Multinomial goodness of fit test

Multinomial goodness of fit tests compare frequencies of the levels of a qualitative variable to theoretical frequencies. In Excel using the XLSTAT software.

What is the multinomial goodness of fit test

The multinomial goodness of fit test allows verifying whether the distribution of a sample corresponding to a qualitative variable (or discretized quantitative variable) is consistent with what is expected. The test is based on the multinomial distribution which is the extension of the binomial distribution when there are more than two possible outcomes.

Multinomial goodness of fit test definition

Let k be the number of possible values (categories) for variable X. We write p1, p2, …, pk the probabilities (or densities) corresponding to each value.

Let n1, n2, n3, …, nk be the frequencies of each value for a sample.

  • The null hypothesis of the test writes: H0: The distribution of the values in the sample is consistent with what is expected, meaning that the distribution of the sample is not different from the distribution of X.
  • The alternative hypothesis of the test writes: Ha: The distribution of the values in the sample is not consistent with what is expected, meaning that the distribution of the sample is different from the distribution of X.

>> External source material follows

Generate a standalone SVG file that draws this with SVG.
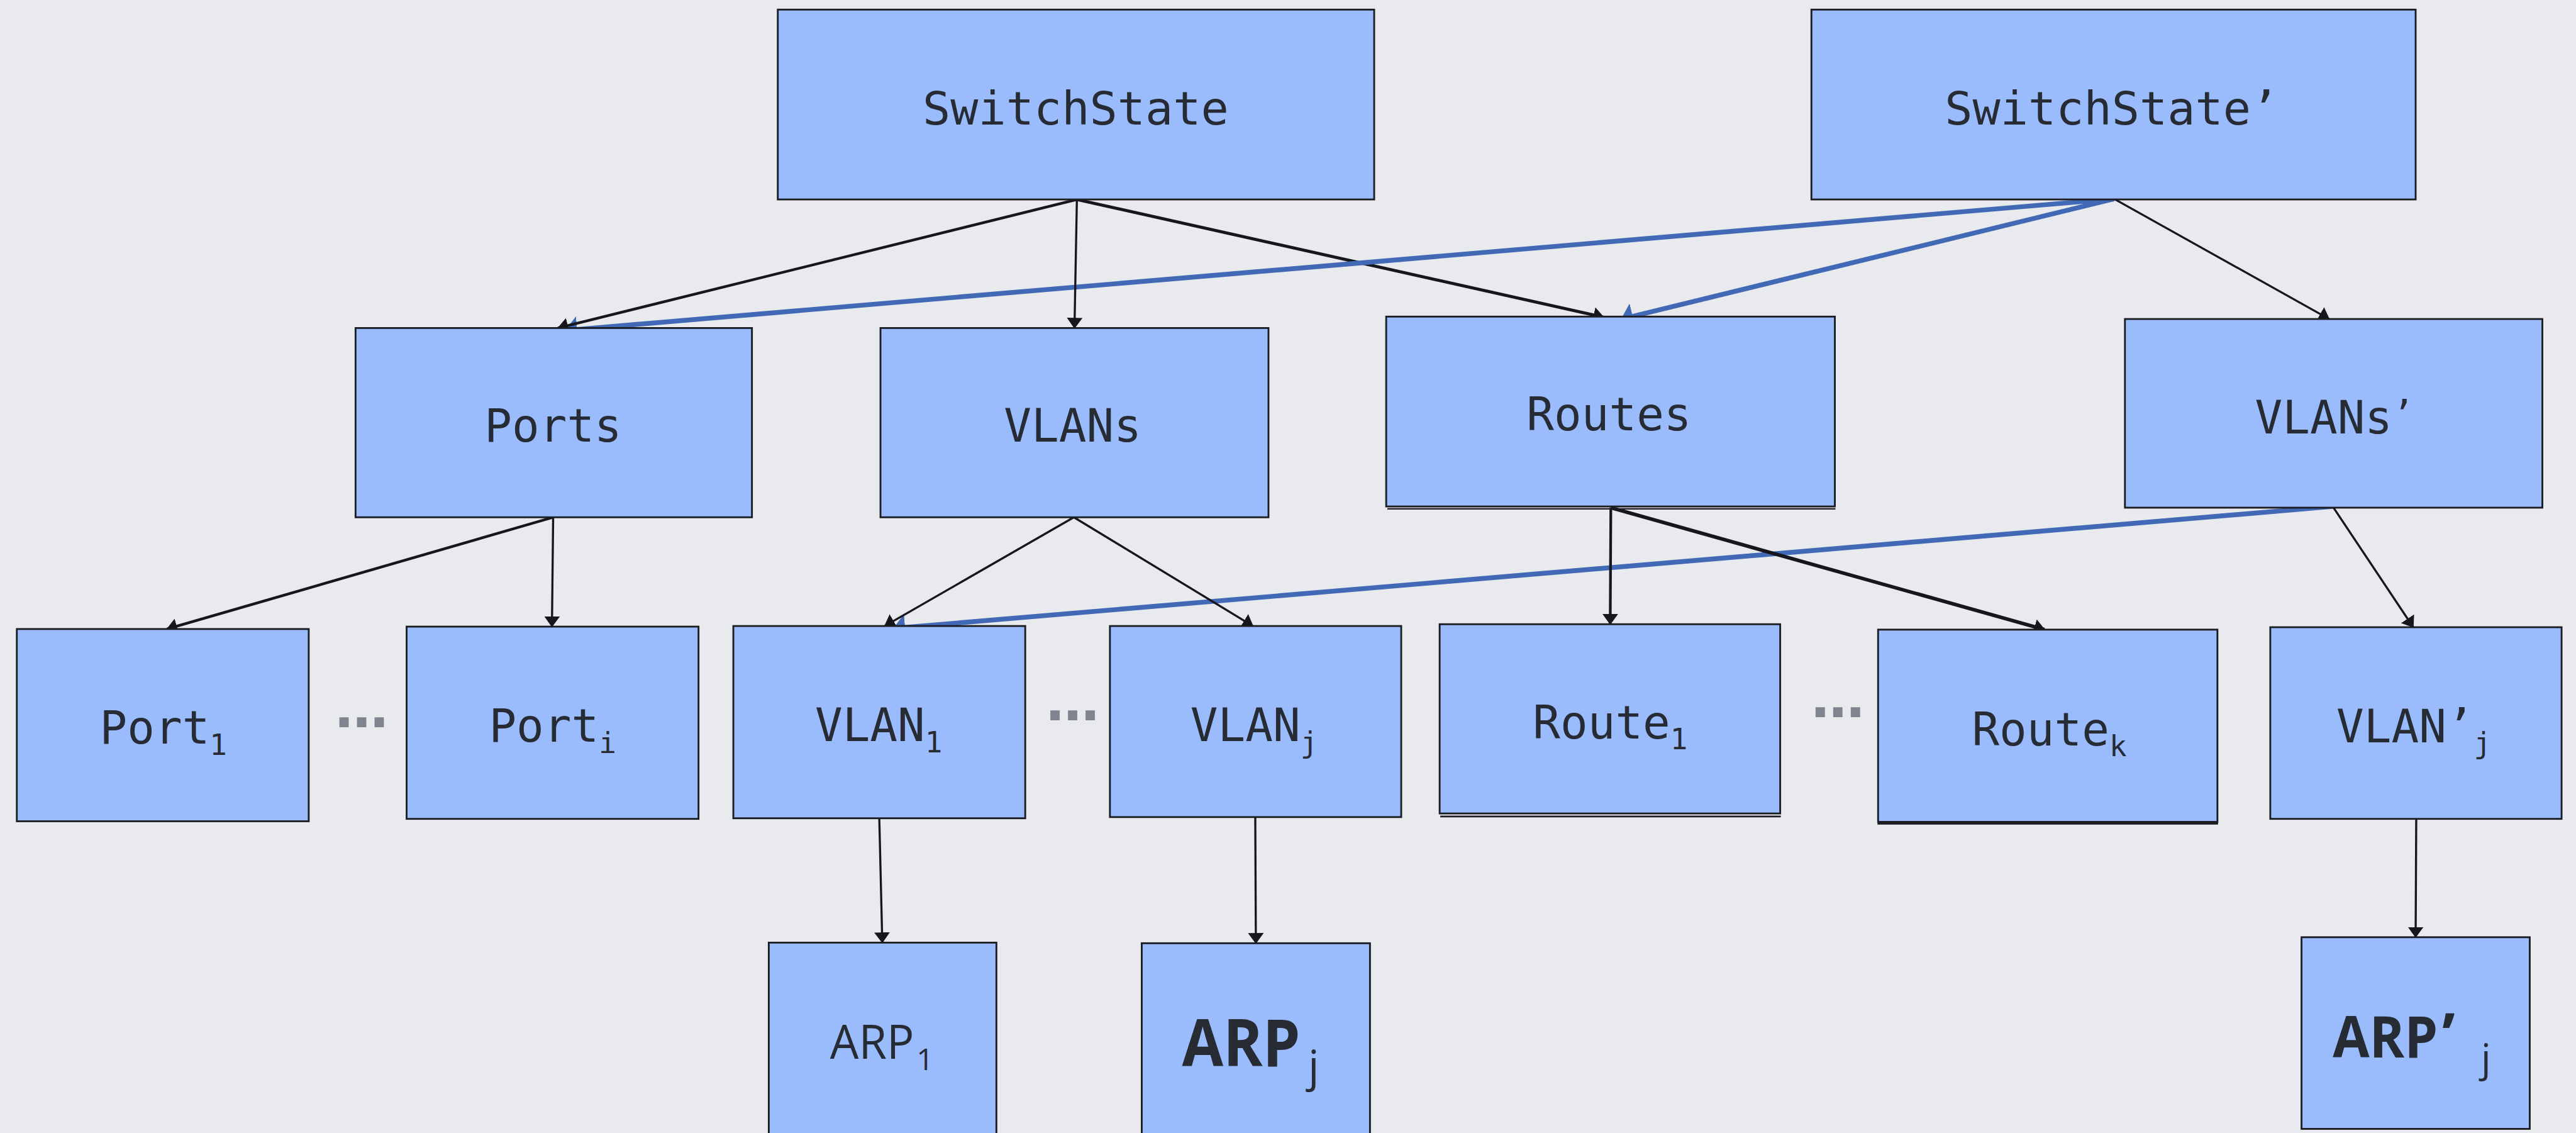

Multinomial goodness of fit test methods and statistics

Several methods and statistics have been proposed for this test. XLSTAT offers the following two possibilities:

Chi-square test

We compute the following statistic:

χ² = ∑(i=1…k) [(ni - Npi)2 / Npi]

This statistic is asymptotically distributed as Chi-square with k-1 degrees of freedom. 

Monte Carlo test

This version of the test overcomes some heavy calculations of the exact method based on the multinomial distribution, and avoids the approximation by the Chi-square distribution that may be of poor quality with small samples. This test consists of a random resampling of N observations in a distribution having the expected properties. For each resampling, we compute the c² statistic, then once the resampling process is finished, we evaluate how many times the value observed on the sample is exceeded, from what we deduce the p-value.